I need some help to refactor the script. I have a script which matches the buy and sell trades based on FIFO order.
The initial dataframe looks like this:
AsxCode Order.Type Trade.Date Price Quantity match_status match_vol DMP Buy 17/08/2015 42.1179 105 DMP Sell 26/10/2015 47.05 105 RFG Buy 17/03/2015 7.49 640 RFG Buy 4/06/2015 5.98 870 RFG Buy 29/09/2015 4.2 700 RFG Sell 1/07/2015 5.4286 1510
Here is the expected output from the script:
AsxCode Order.Type Trade.Date Price Quantity match_status match_vol DMP Buy 17/08/2015 42.1179 105 FULL 105 DMP Sell 26/10/2015 47.05 105 FULL 105 RFG Buy 17/03/2015 7.49 640 FULL 640 RFG Buy 4/06/2015 5.98 870 FULL 870 RFG Buy 29/09/2015 4.2 700 0 4.21 RFG Sell 1/07/2015 5.4286 1510 FULL 1510
The script has to match the sell trade (indicated by Order.Type = 'Sell'
) with
the oldest buy. The oldest buy is indicated by Trade.Date
. If the sell trade finds a buy trade it has to update the match_status
column and the match_vol column. FULL is used to indicate fully matched and PARTIAL is used to indicate
partially matched. The match_vol
indicates how many sell units matched with the buy.
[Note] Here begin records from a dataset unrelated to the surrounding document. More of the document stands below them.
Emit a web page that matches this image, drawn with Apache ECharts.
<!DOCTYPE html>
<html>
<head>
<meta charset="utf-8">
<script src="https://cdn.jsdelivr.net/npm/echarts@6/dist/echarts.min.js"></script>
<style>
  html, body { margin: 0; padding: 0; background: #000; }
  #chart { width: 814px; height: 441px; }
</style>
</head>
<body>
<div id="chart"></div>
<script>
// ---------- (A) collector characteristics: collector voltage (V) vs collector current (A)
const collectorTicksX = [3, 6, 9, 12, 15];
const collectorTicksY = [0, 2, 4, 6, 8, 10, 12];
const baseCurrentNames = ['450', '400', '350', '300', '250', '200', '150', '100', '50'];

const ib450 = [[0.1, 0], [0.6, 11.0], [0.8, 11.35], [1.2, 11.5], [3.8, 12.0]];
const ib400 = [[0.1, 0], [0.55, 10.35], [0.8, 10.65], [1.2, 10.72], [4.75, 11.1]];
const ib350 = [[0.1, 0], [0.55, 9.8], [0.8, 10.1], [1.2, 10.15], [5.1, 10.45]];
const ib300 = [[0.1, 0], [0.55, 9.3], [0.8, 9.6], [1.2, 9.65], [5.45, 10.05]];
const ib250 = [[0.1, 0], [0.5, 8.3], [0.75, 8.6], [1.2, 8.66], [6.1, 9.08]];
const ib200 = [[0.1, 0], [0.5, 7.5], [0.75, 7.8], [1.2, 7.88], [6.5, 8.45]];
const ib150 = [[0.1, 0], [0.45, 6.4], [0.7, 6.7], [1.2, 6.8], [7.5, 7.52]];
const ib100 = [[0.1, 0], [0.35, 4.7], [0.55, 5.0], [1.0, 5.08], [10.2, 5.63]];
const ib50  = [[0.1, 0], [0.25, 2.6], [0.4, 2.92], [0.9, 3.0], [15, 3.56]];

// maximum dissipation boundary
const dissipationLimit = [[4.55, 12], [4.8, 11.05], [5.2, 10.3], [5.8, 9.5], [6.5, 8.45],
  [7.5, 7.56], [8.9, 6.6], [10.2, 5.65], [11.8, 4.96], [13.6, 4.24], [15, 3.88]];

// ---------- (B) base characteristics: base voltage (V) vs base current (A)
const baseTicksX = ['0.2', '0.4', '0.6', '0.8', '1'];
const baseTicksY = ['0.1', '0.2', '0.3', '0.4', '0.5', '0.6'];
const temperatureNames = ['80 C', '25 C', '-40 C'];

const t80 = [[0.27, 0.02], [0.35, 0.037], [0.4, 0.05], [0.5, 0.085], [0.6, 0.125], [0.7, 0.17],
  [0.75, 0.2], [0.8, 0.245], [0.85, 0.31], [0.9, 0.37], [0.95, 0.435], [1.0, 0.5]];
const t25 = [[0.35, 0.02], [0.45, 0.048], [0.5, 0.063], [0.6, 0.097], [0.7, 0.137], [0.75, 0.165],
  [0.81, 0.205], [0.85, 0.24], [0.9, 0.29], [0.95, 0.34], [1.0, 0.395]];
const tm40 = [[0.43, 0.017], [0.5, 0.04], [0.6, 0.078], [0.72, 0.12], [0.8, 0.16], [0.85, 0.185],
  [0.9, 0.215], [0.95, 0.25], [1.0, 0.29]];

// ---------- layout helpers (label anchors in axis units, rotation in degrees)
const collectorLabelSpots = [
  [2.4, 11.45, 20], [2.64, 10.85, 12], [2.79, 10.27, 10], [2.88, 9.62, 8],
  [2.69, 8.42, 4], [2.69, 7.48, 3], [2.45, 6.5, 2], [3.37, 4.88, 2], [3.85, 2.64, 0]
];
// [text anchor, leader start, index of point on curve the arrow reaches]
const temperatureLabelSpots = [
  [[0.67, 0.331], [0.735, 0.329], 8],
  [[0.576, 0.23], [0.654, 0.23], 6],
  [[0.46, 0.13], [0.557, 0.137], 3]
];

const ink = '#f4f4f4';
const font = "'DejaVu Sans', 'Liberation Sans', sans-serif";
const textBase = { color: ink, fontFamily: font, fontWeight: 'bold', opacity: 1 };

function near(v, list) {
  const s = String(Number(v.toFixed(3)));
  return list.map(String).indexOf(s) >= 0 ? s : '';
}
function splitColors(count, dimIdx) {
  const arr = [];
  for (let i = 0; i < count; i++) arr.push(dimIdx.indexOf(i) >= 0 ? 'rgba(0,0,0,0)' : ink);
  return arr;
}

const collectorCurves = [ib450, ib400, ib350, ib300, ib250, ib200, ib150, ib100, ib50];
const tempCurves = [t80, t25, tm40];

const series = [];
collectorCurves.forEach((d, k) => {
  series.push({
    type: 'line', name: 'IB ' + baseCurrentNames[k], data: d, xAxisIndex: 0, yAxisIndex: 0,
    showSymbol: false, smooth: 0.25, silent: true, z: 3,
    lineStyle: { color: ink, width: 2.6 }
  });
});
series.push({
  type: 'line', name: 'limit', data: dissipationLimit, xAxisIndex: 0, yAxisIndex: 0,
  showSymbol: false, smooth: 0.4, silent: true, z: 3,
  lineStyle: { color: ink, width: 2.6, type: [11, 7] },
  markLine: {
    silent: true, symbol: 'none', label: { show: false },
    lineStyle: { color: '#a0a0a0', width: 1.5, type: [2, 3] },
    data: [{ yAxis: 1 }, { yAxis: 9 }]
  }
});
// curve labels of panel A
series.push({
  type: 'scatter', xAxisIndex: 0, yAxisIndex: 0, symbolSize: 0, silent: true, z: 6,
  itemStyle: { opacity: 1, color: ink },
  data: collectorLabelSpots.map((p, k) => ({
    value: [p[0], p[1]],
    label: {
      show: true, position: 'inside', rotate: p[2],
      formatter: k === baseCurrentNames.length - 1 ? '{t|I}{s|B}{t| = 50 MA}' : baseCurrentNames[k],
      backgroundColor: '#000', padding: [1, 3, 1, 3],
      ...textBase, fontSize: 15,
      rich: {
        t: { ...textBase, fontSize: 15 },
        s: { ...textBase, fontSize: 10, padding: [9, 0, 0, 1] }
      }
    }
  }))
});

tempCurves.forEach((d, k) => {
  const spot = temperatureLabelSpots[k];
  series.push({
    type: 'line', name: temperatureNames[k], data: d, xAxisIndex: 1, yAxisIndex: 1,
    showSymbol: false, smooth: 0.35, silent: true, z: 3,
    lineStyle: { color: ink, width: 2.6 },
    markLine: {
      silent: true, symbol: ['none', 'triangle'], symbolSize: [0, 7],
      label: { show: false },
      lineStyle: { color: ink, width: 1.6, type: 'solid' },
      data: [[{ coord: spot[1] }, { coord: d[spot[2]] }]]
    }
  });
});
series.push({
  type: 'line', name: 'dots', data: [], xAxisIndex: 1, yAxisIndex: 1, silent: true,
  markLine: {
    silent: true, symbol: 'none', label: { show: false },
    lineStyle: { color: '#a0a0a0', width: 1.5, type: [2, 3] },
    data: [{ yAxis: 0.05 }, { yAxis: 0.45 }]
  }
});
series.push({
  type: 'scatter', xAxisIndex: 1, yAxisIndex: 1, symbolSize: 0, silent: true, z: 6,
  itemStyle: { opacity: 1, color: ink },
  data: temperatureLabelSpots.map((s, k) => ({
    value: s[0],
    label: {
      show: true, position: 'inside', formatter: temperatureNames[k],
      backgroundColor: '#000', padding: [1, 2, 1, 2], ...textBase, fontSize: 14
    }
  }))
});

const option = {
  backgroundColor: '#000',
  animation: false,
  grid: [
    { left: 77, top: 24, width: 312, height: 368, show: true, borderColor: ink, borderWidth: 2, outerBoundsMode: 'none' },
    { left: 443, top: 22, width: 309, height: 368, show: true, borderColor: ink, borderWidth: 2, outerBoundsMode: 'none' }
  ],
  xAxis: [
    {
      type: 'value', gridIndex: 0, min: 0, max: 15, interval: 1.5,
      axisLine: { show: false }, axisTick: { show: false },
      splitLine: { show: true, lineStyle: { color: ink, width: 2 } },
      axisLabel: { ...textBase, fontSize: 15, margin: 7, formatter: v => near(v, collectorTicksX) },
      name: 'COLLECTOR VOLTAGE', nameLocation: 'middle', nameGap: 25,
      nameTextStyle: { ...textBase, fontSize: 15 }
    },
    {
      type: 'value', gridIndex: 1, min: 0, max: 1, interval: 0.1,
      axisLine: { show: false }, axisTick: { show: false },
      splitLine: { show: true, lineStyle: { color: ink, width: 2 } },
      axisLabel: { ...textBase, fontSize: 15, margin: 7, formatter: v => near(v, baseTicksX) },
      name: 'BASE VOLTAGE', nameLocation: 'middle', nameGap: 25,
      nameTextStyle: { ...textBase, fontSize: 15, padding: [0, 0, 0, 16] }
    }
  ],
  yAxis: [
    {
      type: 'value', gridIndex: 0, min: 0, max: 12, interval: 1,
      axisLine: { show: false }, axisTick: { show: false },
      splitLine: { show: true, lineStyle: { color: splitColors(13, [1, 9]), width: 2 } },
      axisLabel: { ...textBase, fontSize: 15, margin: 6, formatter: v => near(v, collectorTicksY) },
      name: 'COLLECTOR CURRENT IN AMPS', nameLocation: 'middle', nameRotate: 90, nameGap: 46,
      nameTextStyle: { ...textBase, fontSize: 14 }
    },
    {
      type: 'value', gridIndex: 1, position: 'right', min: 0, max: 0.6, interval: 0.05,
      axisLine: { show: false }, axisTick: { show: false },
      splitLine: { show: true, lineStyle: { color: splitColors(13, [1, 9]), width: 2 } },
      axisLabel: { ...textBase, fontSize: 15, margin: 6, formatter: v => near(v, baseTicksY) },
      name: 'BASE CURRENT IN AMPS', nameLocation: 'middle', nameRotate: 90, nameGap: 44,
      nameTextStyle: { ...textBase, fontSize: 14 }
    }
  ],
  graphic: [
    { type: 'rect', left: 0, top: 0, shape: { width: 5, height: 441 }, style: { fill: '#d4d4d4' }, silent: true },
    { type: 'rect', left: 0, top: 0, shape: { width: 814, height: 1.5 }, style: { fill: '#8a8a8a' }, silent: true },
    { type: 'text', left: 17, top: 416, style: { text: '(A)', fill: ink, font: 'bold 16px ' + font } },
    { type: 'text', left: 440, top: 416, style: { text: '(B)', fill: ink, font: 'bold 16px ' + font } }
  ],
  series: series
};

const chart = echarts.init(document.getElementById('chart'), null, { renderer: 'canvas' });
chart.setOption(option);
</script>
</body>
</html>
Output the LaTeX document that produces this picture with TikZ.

Here's the pseudo code for the script:
function(security_code) { # for a given security code split into two dataframes # buy_trades and sell_trades buys = df[df$AsxCode==security_code & df$Order.Type=='Buy',] buy_trades <- buys[order(as.Date(buys$Trade.Date, format="%Y-%m-%d")),] sells = df[df$AsxCode==security_code & df$Order.Type=='Sell',] sell_trades <- sells[order(sells$Trade.Date),] buy_trades <<- buy_trades sell_trades <<- sell_trades apply(sell_trades, 1, match_buy_trades) match_buy_trades() { for each buy_trades { next if matched before(i.e buy_trades$match_status == full) if partial match { update buy_trades$match_vol update buy_trades$match_status to partial update sell_trades$match_vol update sell_trades$match_status } if full match { update buy_trades$match_vol update buy_trades$match_status update sell_trades$match_vol update sell_trades$match_status break } if all sell units matched exit } }
Here is the actual code:
sells = df[df$AsxCode==sec & df$Order.Type=='Sell',]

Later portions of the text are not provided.